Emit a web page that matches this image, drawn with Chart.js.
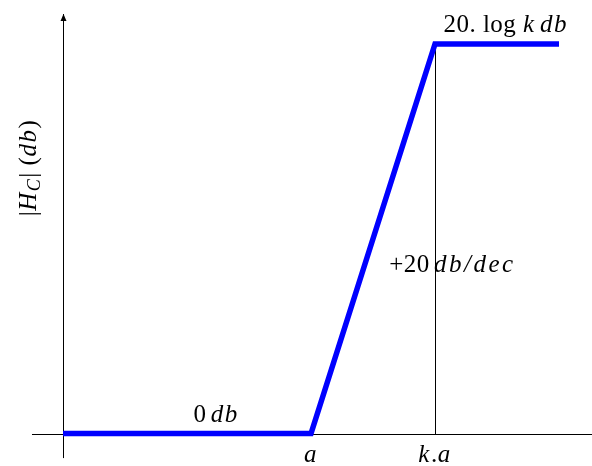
<!DOCTYPE html>
<html><head><meta charset="utf-8">
<script src="https://cdn.jsdelivr.net/npm/chart.js@4"></script>
<style>html,body{margin:0;padding:0;background:#fff}#wrap{width:592px;height:466px}</style>
</head><body><div id="wrap"><canvas id="c" width="592" height="466"></canvas></div>
<script>
// Bode asymptote: break points (x in decades-like units) and gain (normalised)
const breakX = [0, 2, 3, 4];          // origin, a, k.a, end
const gain   = [0, 0, 1, 1];          // 0 db ... 20.log k db
const tickLabels = ['a', 'k.a'];
const tickX = [2, 3];
const xAxisRange = [-0.25, 4.77];
const yAxisRange = [-0.063, 1.077];

const serif = '"Liberation Serif", "DejaVu Serif", serif';
const FS = 25;

function setFont(ctx, p) {
  ctx.font = (p[1] ? 'italic ' : '') + Math.round(FS * (p[2] || 1)) + 'px ' + serif;
  ctx.letterSpacing = p[1] ? (p[4] || '1.5px') : '0.5px';
}
function drawRich(ctx, parts, x, y, align) {
  // parts: [text, italic, sizeScale, dy, spacing]
  let total = 0;
  const widths = parts.map(p => {
    setFont(ctx, p);
    const w = ctx.measureText(p[0]).width; total += w; return w;
  });
  let cx = align === 'center' ? x - total / 2 : (align === 'right' ? x - total : x);
  parts.forEach((p, i) => {
    setFont(ctx, p);
    ctx.fillText(p[0], cx, y + (p[3] || 0));
    cx += widths[i];
  });
  ctx.letterSpacing = '0px';
}

const annot = {
  id: 'annot',
  beforeDatasetsDraw(chart) {
    const ctx = chart.ctx, xs = chart.scales.x, ys = chart.scales.y;
    ctx.save();
    ctx.strokeStyle = '#000'; ctx.fillStyle = '#000'; ctx.lineWidth = 1;
    const x0 = Math.round(xs.getPixelForValue(0)) + 0.5;
    const y0 = Math.round(ys.getPixelForValue(0)) + 0.5;
    const xl = xs.getPixelForValue(xAxisRange[0]), xr = xs.getPixelForValue(xAxisRange[1]);
    const yb = ys.getPixelForValue(yAxisRange[0]), yt = ys.getPixelForValue(yAxisRange[1]);
    ctx.beginPath(); ctx.moveTo(xl, y0); ctx.lineTo(xr, y0); ctx.stroke();
    ctx.beginPath(); ctx.moveTo(x0, yb); ctx.lineTo(x0, yt); ctx.stroke();
    // arrow heads
    ctx.beginPath(); ctx.moveTo(xr, y0); ctx.lineTo(xr - 7, y0 - 3); ctx.lineTo(xr - 7, y0 + 3); ctx.closePath(); ctx.fill();
    ctx.beginPath(); ctx.moveTo(x0, yt); ctx.lineTo(x0 - 3, yt + 7); ctx.lineTo(x0 + 3, yt + 7); ctx.closePath(); ctx.fill();
    // vertical line at k.a
    const xk = Math.round(xs.getPixelForValue(breakX[2])) + 0.5;
    ctx.beginPath(); ctx.moveTo(xk, ys.getPixelForValue(gain[2])); ctx.lineTo(xk, y0); ctx.stroke();
    ctx.restore();
  },
  afterDatasetsDraw(chart) {
    const ctx = chart.ctx, xs = chart.scales.x, ys = chart.scales.y;
    ctx.save();
    ctx.fillStyle = '#000'; ctx.textBaseline = 'alphabetic';
    const y0 = ys.getPixelForValue(0);
    // tick labels
    drawRich(ctx, [['a', true]], xs.getPixelForValue(tickX[0]), y0 + 28, 'center');
    drawRich(ctx, [['k', true], ['.', false], ['a', true]], xs.getPixelForValue(tickX[1]), y0 + 28, 'center');
    // 0 db
    drawRich(ctx, [['0', false], [' ', false, 0.6], ['db', true]], xs.getPixelForValue(1.235), y0 - 12, 'center');
    // +20 db/dec
    drawRich(ctx, [['+20', false], [' ', false, 0.6], ['db/dec', true, 1, 0, '2.5px']], xs.getPixelForValue(2.63), ys.getPixelForValue(0.415), 'left');
    // 20. log k db
    drawRich(ctx, [['20. log ', false], ['k', true], [' ', false, 0.6], ['db', true]], xs.getPixelForValue(3.57), ys.getPixelForValue(1.03), 'center');
    // y-axis title
    ctx.translate(36, 168); ctx.rotate(-Math.PI / 2);
    drawRich(ctx, [['|', false], ['H', true], ['C', true, 0.72, 4], ['|', false], [' (', false], ['db', true], [')', false]], 0, 0, 'center');
    ctx.restore();
  }
};

new Chart(document.getElementById('c'), {
  type: 'line',
  data: {
    datasets: [{
      data: breakX.map((x, i) => ({ x, y: gain[i] })),
      borderColor: '#0000ff', borderWidth: 5.5, pointRadius: 0,
      borderCapStyle: 'butt', borderJoinStyle: 'miter', tension: 0, fill: false
    }]
  },
  options: {
    responsive: false, animation: false, devicePixelRatio: 1,
    layout: { padding: 0 },
    plugins: { legend: { display: false }, tooltip: { enabled: false } },
    scales: {
      x: { type: 'linear', display: false, min: -0.508, max: 4.266 },
      y: { type: 'linear', display: false, min: -0.0833, max: 1.113 }
    }
  },
  plugins: [annot]
});
</script></body></html>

..............................

Pictures excluded, quote all the data above exactly.

Problem solution ->
Emit a web page that matches this image, drawn with Chart.js.
<!DOCTYPE html>
<html><head><meta charset="utf-8">
<script src="https://cdn.jsdelivr.net/npm/chart.js@4"></script>
<style>html,body{margin:0;padding:0;background:#fff}#wrap{width:592px;height:466px}</style>
</head><body><div id="wrap"><canvas id="c" width="592" height="466"></canvas></div>
<script>
// Bode asymptote: break points (x in decades-like units) and gain (normalised)
const breakX = [0, 2, 3, 4];          // origin, a, k.a, end
const gain   = [0, 0, 1, 1];          // 0 db ... 20.log k db
const tickLabels = ['a', 'k.a'];
const tickX = [2, 3];
const xAxisRange = [-0.25, 4.77];
const yAxisRange = [-0.063, 1.077];

const serif = '"Liberation Serif", "DejaVu Serif", serif';
const FS = 25;

function setFont(ctx, p) {
  ctx.font = (p[1] ? 'italic ' : '') + Math.round(FS * (p[2] || 1)) + 'px ' + serif;
  ctx.letterSpacing = p[1] ? (p[4] || '1.5px') : '0.5px';
}
function drawRich(ctx, parts, x, y, align) {
  // parts: [text, italic, sizeScale, dy, spacing]
  let total = 0;
  const widths = parts.map(p => {
    setFont(ctx, p);
    const w = ctx.measureText(p[0]).width; total += w; return w;
  });
  let cx = align === 'center' ? x - total / 2 : (align === 'right' ? x - total : x);
  parts.forEach((p, i) => {
    setFont(ctx, p);
    ctx.fillText(p[0], cx, y + (p[3] || 0));
    cx += widths[i];
  });
  ctx.letterSpacing = '0px';
}

const annot = {
  id: 'annot',
  beforeDatasetsDraw(chart) {
    const ctx = chart.ctx, xs = chart.scales.x, ys = chart.scales.y;
    ctx.save();
    ctx.strokeStyle = '#000'; ctx.fillStyle = '#000'; ctx.lineWidth = 1;
    const x0 = Math.round(xs.getPixelForValue(0)) + 0.5;
    const y0 = Math.round(ys.getPixelForValue(0)) + 0.5;
    const xl = xs.getPixelForValue(xAxisRange[0]), xr = xs.getPixelForValue(xAxisRange[1]);
    const yb = ys.getPixelForValue(yAxisRange[0]), yt = ys.getPixelForValue(yAxisRange[1]);
    ctx.beginPath(); ctx.moveTo(xl, y0); ctx.lineTo(xr, y0); ctx.stroke();
    ctx.beginPath(); ctx.moveTo(x0, yb); ctx.lineTo(x0, yt); ctx.stroke();
    // arrow heads
    ctx.beginPath(); ctx.moveTo(xr, y0); ctx.lineTo(xr - 7, y0 - 3); ctx.lineTo(xr - 7, y0 + 3); ctx.closePath(); ctx.fill();
    ctx.beginPath(); ctx.moveTo(x0, yt); ctx.lineTo(x0 - 3, yt + 7); ctx.lineTo(x0 + 3, yt + 7); ctx.closePath(); ctx.fill();
    // vertical line at k.a
    const xk = Math.round(xs.getPixelForValue(breakX[2])) + 0.5;
    ctx.beginPath(); ctx.moveTo(xk, ys.getPixelForValue(gain[2])); ctx.lineTo(xk, y0); ctx.stroke();
    ctx.restore();
  },
  afterDatasetsDraw(chart) {
    const ctx = chart.ctx, xs = chart.scales.x, ys = chart.scales.y;
    ctx.save();
    ctx.fillStyle = '#000'; ctx.textBaseline = 'alphabetic';
    const y0 = ys.getPixelForValue(0);
    // tick labels
    drawRich(ctx, [['a', true]], xs.getPixelForValue(tickX[0]), y0 + 28, 'center');
    drawRich(ctx, [['k', true], ['.', false], ['a', true]], xs.getPixelForValue(tickX[1]), y0 + 28, 'center');
    // 0 db
    drawRich(ctx, [['0', false], [' ', false, 0.6], ['db', true]], xs.getPixelForValue(1.235), y0 - 12, 'center');
    // +20 db/dec
    drawRich(ctx, [['+20', false], [' ', false, 0.6], ['db/dec', true, 1, 0, '2.5px']], xs.getPixelForValue(2.63), ys.getPixelForValue(0.415), 'left');
    // 20. log k db
    drawRich(ctx, [['20. log ', false], ['k', true], [' ', false, 0.6], ['db', true]], xs.getPixelForValue(3.57), ys.getPixelForValue(1.03), 'center');
    // y-axis title
    ctx.translate(36, 168); ctx.rotate(-Math.PI / 2);
    drawRich(ctx, [['|', false], ['H', true], ['C', true, 0.72, 4], ['|', false], [' (', false], ['db', true], [')', false]], 0, 0, 'center');
    ctx.restore();
  }
};

new Chart(document.getElementById('c'), {
  type: 'line',
  data: {
    datasets: [{
      data: breakX.map((x, i) => ({ x, y: gain[i] })),
      borderColor: '#0000ff', borderWidth: 5.5, pointRadius: 0,
      borderCapStyle: 'butt', borderJoinStyle: 'miter', tension: 0, fill: false
    }]
  },
  options: {
    responsive: false, animation: false, devicePixelRatio: 1,
    layout: { padding: 0 },
    plugins: { legend: { display: false }, tooltip: { enabled: false } },
    scales: {
      x: { type: 'linear', display: false, min: -0.508, max: 4.266 },
      y: { type: 'linear', display: false, min: -0.0833, max: 1.113 }
    }
  },
  plugins: [annot]
});
</script></body></html>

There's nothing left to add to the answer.